What is expected => Only the lines from the start of the data through the line containing "from bokeh.core.properties import value" should be written out, exactly as they are, with both ends included and the pictures left out.
══════════
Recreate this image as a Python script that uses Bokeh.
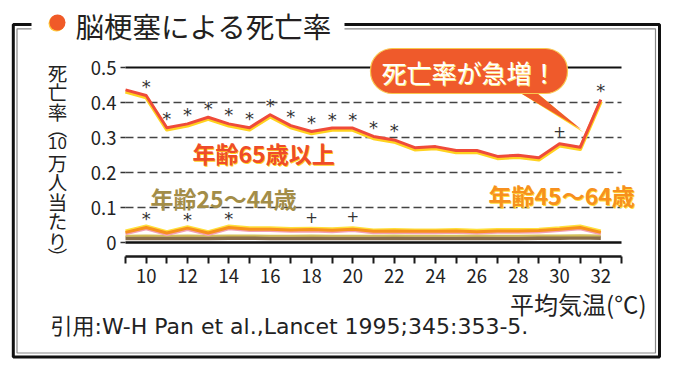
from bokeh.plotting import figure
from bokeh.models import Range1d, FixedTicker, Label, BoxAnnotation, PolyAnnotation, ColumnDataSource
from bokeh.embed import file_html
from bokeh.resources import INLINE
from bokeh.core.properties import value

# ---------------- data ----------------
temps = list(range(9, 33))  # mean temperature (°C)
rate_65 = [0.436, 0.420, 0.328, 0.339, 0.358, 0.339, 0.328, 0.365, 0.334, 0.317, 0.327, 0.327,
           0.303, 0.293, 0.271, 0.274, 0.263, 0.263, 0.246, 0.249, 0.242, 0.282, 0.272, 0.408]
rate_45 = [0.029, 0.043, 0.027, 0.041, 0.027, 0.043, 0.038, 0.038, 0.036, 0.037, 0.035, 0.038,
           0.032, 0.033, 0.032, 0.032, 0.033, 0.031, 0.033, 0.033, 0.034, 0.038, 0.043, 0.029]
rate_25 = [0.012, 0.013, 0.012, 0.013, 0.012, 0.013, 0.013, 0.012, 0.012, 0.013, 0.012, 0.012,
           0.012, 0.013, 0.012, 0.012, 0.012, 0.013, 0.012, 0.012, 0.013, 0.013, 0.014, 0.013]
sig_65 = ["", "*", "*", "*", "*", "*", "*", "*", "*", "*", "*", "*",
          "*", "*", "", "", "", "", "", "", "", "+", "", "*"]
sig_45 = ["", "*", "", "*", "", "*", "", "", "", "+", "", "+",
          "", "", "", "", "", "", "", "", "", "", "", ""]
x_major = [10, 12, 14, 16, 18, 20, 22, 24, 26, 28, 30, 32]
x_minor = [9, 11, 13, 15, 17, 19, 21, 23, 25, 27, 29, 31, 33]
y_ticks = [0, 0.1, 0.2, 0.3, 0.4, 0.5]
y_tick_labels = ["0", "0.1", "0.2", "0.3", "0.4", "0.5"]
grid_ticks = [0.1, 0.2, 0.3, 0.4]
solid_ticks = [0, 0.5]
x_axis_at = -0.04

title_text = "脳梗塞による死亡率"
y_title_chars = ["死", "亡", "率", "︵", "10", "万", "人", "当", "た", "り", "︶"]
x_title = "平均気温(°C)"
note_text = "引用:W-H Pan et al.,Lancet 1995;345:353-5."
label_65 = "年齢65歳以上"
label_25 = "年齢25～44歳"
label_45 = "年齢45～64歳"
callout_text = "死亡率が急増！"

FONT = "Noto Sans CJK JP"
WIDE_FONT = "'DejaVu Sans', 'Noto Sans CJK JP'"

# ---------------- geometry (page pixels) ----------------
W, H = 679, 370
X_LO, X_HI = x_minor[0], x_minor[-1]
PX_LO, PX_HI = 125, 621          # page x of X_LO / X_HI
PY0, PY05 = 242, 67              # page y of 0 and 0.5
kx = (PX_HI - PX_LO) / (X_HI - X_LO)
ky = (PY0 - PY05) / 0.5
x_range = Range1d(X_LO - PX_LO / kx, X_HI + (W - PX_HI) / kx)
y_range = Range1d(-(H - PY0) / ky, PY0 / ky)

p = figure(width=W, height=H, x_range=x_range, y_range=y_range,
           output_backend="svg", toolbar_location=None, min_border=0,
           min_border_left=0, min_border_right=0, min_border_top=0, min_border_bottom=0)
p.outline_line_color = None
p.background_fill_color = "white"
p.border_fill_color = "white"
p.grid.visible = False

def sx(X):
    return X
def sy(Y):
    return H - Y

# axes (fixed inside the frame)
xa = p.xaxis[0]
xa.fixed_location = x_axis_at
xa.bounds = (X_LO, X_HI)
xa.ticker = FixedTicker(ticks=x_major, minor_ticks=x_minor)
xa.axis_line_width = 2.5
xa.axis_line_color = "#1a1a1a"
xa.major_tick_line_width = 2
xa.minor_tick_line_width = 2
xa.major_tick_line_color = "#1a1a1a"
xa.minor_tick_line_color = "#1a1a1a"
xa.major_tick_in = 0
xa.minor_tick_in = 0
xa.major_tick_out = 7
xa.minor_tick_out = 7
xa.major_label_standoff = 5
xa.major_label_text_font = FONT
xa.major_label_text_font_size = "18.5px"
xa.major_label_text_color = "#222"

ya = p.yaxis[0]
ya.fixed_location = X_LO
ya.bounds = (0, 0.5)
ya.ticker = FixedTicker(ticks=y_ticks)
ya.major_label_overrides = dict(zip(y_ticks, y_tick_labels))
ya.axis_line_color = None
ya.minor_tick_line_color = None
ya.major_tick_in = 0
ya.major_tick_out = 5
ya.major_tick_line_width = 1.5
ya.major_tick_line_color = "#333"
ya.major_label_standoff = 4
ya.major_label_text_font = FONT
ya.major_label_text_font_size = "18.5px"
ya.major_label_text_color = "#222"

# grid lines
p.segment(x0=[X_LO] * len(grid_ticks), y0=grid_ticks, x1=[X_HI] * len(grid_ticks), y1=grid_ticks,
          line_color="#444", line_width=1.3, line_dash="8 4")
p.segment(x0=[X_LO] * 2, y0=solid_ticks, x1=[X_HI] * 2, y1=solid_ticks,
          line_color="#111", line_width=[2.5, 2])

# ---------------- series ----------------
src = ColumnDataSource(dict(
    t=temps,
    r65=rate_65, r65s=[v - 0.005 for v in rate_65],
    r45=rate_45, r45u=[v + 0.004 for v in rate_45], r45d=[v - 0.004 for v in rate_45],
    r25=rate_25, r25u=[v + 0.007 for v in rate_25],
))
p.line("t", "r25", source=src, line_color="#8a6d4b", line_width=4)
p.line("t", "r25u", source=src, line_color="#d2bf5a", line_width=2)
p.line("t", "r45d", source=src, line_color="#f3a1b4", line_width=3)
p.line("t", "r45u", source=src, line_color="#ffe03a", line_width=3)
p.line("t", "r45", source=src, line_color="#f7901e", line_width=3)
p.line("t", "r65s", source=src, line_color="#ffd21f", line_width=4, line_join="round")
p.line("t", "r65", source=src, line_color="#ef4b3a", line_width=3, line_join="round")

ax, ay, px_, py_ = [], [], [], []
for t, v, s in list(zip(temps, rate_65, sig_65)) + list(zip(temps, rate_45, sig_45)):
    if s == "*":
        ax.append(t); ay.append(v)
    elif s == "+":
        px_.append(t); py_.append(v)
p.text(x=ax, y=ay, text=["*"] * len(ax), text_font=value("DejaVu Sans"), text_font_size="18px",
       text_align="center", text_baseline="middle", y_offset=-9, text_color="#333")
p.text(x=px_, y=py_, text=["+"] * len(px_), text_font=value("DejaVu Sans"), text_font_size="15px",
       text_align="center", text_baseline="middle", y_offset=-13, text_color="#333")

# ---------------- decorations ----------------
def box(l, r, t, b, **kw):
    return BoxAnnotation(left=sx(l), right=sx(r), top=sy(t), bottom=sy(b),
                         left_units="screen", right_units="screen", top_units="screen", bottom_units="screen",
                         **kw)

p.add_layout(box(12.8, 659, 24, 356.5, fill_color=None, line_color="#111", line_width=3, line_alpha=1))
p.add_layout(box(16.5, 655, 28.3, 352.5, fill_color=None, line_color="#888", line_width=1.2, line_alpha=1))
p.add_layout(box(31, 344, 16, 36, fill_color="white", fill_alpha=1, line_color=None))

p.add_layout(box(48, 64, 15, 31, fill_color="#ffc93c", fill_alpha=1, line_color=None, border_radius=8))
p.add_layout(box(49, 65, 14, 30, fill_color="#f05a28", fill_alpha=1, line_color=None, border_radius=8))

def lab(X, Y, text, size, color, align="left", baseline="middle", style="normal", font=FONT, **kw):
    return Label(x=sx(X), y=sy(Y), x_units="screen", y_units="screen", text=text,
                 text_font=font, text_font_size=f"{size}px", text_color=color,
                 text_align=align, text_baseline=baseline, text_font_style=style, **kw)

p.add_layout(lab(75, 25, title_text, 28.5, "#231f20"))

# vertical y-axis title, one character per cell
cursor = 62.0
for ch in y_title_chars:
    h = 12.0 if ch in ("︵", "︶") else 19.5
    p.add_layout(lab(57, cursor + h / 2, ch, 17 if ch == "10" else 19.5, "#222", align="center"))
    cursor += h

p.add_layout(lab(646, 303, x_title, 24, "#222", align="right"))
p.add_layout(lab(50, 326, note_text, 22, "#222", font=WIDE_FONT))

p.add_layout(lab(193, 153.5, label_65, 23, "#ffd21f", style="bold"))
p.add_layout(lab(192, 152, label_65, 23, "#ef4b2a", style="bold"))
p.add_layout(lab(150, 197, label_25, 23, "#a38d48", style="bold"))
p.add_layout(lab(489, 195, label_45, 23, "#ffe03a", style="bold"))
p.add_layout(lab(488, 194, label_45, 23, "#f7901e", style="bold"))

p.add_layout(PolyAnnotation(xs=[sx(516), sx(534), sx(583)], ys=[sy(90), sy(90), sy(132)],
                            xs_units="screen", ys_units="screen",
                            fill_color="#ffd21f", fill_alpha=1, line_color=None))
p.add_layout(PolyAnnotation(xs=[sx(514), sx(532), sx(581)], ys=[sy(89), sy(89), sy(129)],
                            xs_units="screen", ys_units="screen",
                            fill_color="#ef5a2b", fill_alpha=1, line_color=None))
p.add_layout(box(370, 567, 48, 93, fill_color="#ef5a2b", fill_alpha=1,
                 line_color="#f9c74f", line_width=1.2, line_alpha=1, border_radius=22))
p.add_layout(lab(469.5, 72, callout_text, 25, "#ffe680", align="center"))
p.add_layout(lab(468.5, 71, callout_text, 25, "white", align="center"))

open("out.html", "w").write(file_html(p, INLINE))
══════════
Problem solution =>
Recreate this image as a Python script that uses Bokeh.
from bokeh.plotting import figure
from bokeh.models import Range1d, FixedTicker, Label, BoxAnnotation, PolyAnnotation, ColumnDataSource
from bokeh.embed import file_html
from bokeh.resources import INLINE
from bokeh.core.properties import value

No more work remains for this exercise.